If you have read my “About me” page, you will recognize that these are the views I share. Anyone who writes history is searching for meaning and is actively constructing it out of the chaos of data left by passing humans. Writing stories is a construction of meaning within the fiction/not fiction of the beginning, middle, and end of a tale. I don’t know if I believe that it is our primary impulse, but I believe it should be, that it is the only way to deal with the turmoil caused by all our other primary impulses.
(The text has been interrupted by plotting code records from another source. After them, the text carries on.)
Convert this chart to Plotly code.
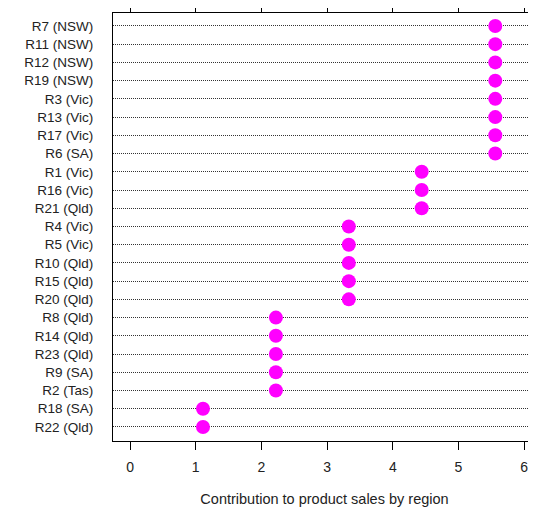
import plotly.graph_objects as go

regions = ["R7 (NSW)", "R11 (NSW)", "R12 (NSW)", "R19 (NSW)", "R3 (Vic)", "R13 (Vic)",
           "R17 (Vic)", "R6 (SA)", "R1 (Vic)", "R16 (Vic)", "R21 (Qld)", "R4 (Vic)",
           "R5 (Vic)", "R10 (Qld)", "R15 (Qld)", "R20 (Qld)", "R8 (Qld)", "R14 (Qld)",
           "R23 (Qld)", "R9 (SA)", "R2 (Tas)", "R18 (SA)", "R22 (Qld)"]
contribution = [5.56, 5.56, 5.56, 5.56, 5.56, 5.56, 5.56, 5.56,
                4.44, 4.44, 4.44,
                3.33, 3.33, 3.33, 3.33, 3.33,
                2.22, 2.22, 2.22, 2.22, 2.22,
                1.11, 1.11]
x_ticks = [0, 1, 2, 3, 4, 5, 6]

fig = go.Figure()
fig.add_trace(go.Scatter(
    x=contribution, y=regions, mode="markers",
    marker=dict(color="#FF00FF", size=14, line=dict(width=0)),
    showlegend=False, cliponaxis=False,
))

n = len(regions)
fig.update_layout(
    width=528, height=500,
    margin=dict(l=105, r=0, t=5, b=67, autoexpand=False),
    paper_bgcolor="white", plot_bgcolor="white",
    font=dict(family="Liberation Sans, Arial, sans-serif", size=13.5, color="#222"),
    xaxis=dict(
        range=[-0.26, 6.18], tickvals=x_ticks, ticktext=[str(t) for t in x_ticks],
        showgrid=False, zeroline=False, automargin=False,
        showline=True, linecolor="black", linewidth=1, mirror="ticks",
        ticks="outside", ticklen=8, tickcolor="black", tickwidth=1,
        ticklabelstandoff=5,
        tickfont=dict(size=14, color="#222"),
        title=dict(text="Contribution to product sales by region", standoff=20,
                   font=dict(size=14.5, color="#222")),
    ),
    yaxis=dict(
        type="category", categoryarray=regions,
        range=[n - 1 + 0.77, -0.71], automargin=False,
        showgrid=True, gridcolor="#333", gridwidth=1, griddash="1px,1px",
        zeroline=False, showline=True, linecolor="black", linewidth=1, mirror=False,
        ticks="", ticklabelstandoff=16,
        tickfont=dict(size=13.5, color="#222"),
    ),
)

fig.write_html("out.html")
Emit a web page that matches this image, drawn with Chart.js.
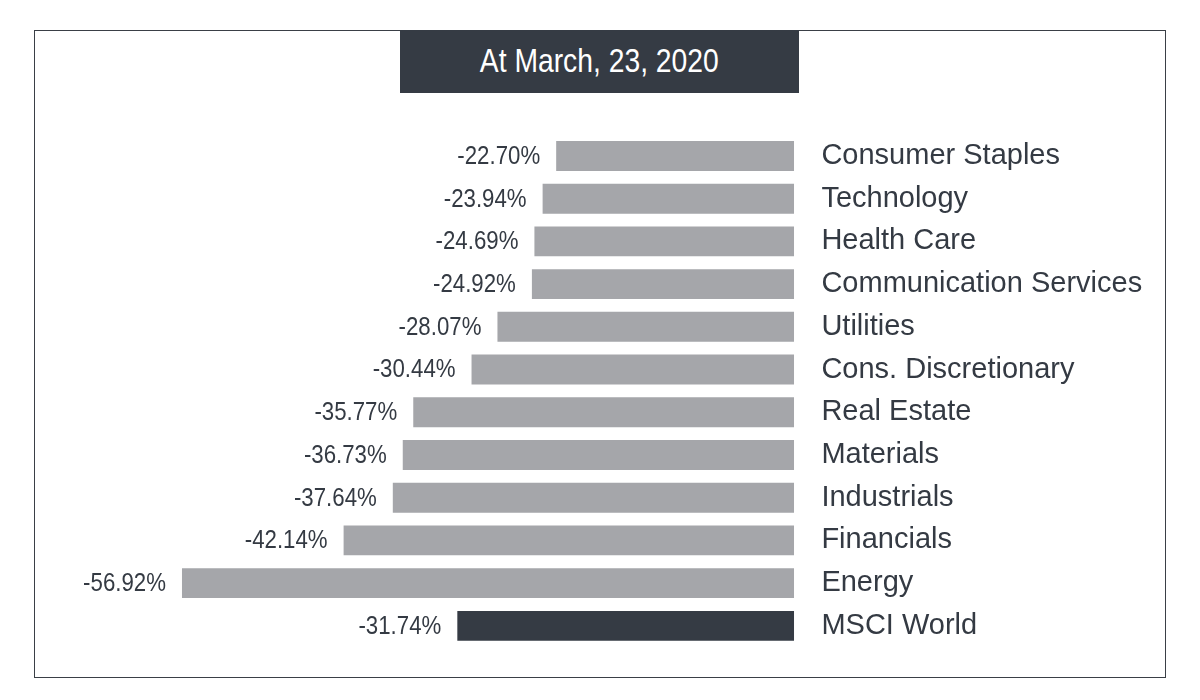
<!DOCTYPE html>
<html><head><meta charset="utf-8">
<script src="https://cdn.jsdelivr.net/npm/chart.js@4.4.1/dist/chart.umd.min.js"></script>
<style>
html,body{margin:0;padding:0;background:#fff;}
#wrap{position:relative;width:1200px;height:700px;overflow:hidden;}
canvas{position:absolute;left:0;top:0;}
#frame{position:absolute;left:34px;top:30px;width:1132px;height:648px;border:1.3px solid #3a3f46;box-sizing:border-box;pointer-events:none;}
#title{position:absolute;left:400px;top:30px;width:399px;height:63px;background:#353b44;color:#fff;font-family:'Liberation Sans',Arial,sans-serif;font-size:32.5px;line-height:63px;text-align:center;white-space:nowrap;}
#title span{display:inline-block;transform:scaleX(0.87);}
</style></head>
<body>
<div id="wrap">
<canvas id="c" width="1200" height="700"></canvas>
<div id="frame"></div>
<div id="title"><span>At March, 23, 2020</span></div>
</div>
<script>
const categories = ['Consumer Staples','Technology','Health Care','Communication Services','Utilities','Cons. Discretionary','Real Estate','Materials','Industrials','Financials','Energy','MSCI World'];
const returns = [-22.70,-23.94,-24.69,-24.92,-28.07,-30.44,-35.77,-36.73,-37.64,-42.14,-56.92,-31.74];
const benchmark = 'MSCI World';
const valueLabels = returns.map(v => v.toFixed(2) + '%');

const GRAY = '#a5a6aa';
const DARK = '#353b44';
const TEXT = '#343a43';
const barColors = categories.map(c => c === benchmark ? DARK : GRAY);

const valueLabelPlugin = {
  id: 'valueLabels',
  afterDatasetsDraw(chart) {
    const ctx = chart.ctx;
    const meta = chart.getDatasetMeta(0);
    const xs = chart.scales.x;
    ctx.save();
    ctx.fillStyle = TEXT;
    ctx.font = '25px "Liberation Sans", Arial, sans-serif';
    ctx.textAlign = 'right';
    ctx.textBaseline = 'middle';
    meta.data.forEach((bar, i) => {
      const x = xs.getPixelForValue(returns[i]) - 16;
      ctx.save();
      ctx.translate(x, bar.y + 1);
      ctx.scale(0.89, 1);
      ctx.fillText(valueLabels[i], 0, 0);
      ctx.restore();
    });
    ctx.restore();
  }
};

new Chart(document.getElementById('c'), {
  type: 'bar',
  data: {
    labels: categories,
    datasets: [{
      data: returns,
      backgroundColor: barColors,
      borderWidth: 0,
      base: -0.95,
      barPercentage: 0.7,
      categoryPercentage: 1.0
    }]
  },
  options: {
    indexAxis: 'y',
    responsive: false,
    animation: false,
    layout: { padding: { left: 148.3, right: 15.6, top: 134.6, bottom: 52.8 } },
    plugins: { legend: { display: false }, tooltip: { enabled: false }, title: { display: false } },
    scales: {
      x: { type: 'linear', min: -60, max: 0, display: false },
      y: {
        position: 'right',
        grid: { display: false },
        border: { display: false },
        ticks: { padding: 9, color: TEXT, font: { family: 'Liberation Sans', size: 29 } },
        afterFit(s) { s.width = 380; }
      }
    }
  },
  plugins: [valueLabelPlugin]
});
</script>
</body></html>
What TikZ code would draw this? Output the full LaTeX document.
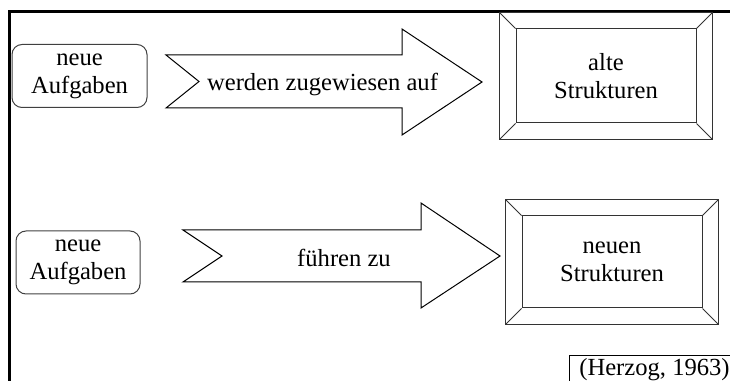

I read Frankl’s Man’s Search for Meaning in high school, I believe in religion class at he Convent of the Sacred Heart. I was interested in anything to do with the Holocaust at the time, and I remember appreciating it, though not drawing any especially lasting lessons from it. At the time I did not know that my grandfather’s sister died at Theriesienstadt, where Frankl spent so much time or that, like him, my great-grandparents and my grandfather’s sister were transported to Auchwitz, though with worse fate. What I wonder now is how much Frankl’s book might have stuck inside me without me knowing it all these years. It seems that reading an account of the Holocaust is a rite of passage for high schoolers these days (rightly so). I also believe we are made up of all the books we have read, as well as the experiences we have had and the people we know. I wonder if I would have been different if we had read Primo Levi or Elie Wiesel or Anne Frank instead of Viktor Frankl at the Sacred Heart all those years ago?